Querrán ponerle nombre
En su hermosísima lucha por mantener la ilusión que marcó su vida, cuando ya se acercaban los últimos momentos de su tiempo definitivamente truncado, esta mujer hablaba aún de la actualidad que nos cerca. Y consiguiendo del fondo del corazón que le sostuvo algunas palabras que no quiso desperdiciar, comentó el instante que vivimos con la misma preocupación que hay en su obra. "No hay que temer a las palabras, hay que llamar a las cosas por su nombre". Hablaba de los modos que se ven, en la sociedad y en la política, y concluyó precisando ella misma las palabras que quería ver claramente expresadas, en la prensa y en los libros: "Eso es fascismo. Hay que decirlo así".
Cuando ya no le quedaba sino el aire final que le dio ánimos para animar ella misma a los que tuvo alrededor, en el Senado español se celebraba este último lunes un homenaje a los que fueron víctimas del franquismo, y ella hubiera apresado ese instante como una consecuencia más de su libro más comprometido con las cosas en las que creía: La voz dormida, donde mujeres que fueron exactamente víctimas del fascismo que produjo y ganó la Guerra Civil le contaron a ella, a viva voz y en primera persona, una tragedia que hasta que ella le puso voz estuvo dormida para todos.
No fue ésa sino la consecuencia más visible de su compromiso contra el fascismo y contra toda impostura abyecta del poder, a favor de la solidaridad y de la gente.
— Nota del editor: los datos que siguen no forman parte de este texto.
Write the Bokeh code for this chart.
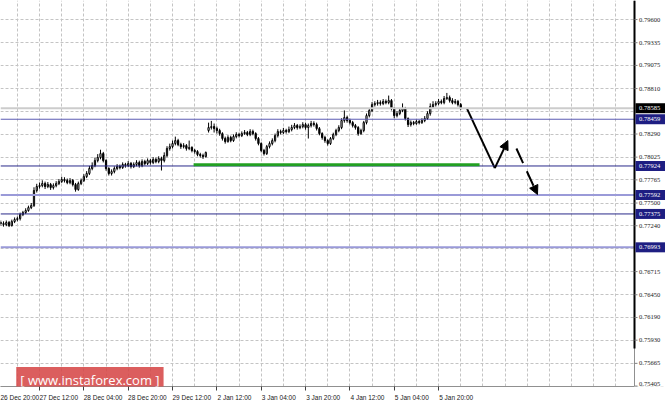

Ella abanderó, con otros, la lucha popular contra la más reciente de las guerras, la guerra de Irak, fue a Bagdad como escudo humano y fue quien, con José Saramago, leyó en la Puerta del Sol aquel manifiesto antibelicista en el que los dos escritores se prometieron a sí mismos seguir siendo "las moscas cojoneras" del poder.
¿De dónde le venía ese coraje civil? De la historia y de la poesía; de haber escuchado la historia de los perseguidos y de haber alimentado muy íntimamente un vocabulario poético de fuerza singular, intuitiva, independiente, desgarradora. En la poesía de Dulce Chacón está, primero que nada, la vibración de lo que fue luego su obsesión narrativa: la gente tiene voz, está dotada de palabras que vienen del alma, a las palabras no hay que tenerles miedo. La voz dormida fue la consecuencia de esa actitud poética: era la puerta por la que ella daba entrada a los que habían perdido.
Un día, muy poco antes de morir, compartía risas con su amigo el poeta Julio Llamazares, hasta que cesó de reír y dijo: "¡Ay, cuánto me duele mi dolor!". Y volvió a reír como si le quitara así espesor a su sufrimiento. Reía para calmar a los otros. Y dejó alegría, no puede dejar tristeza una mujer así.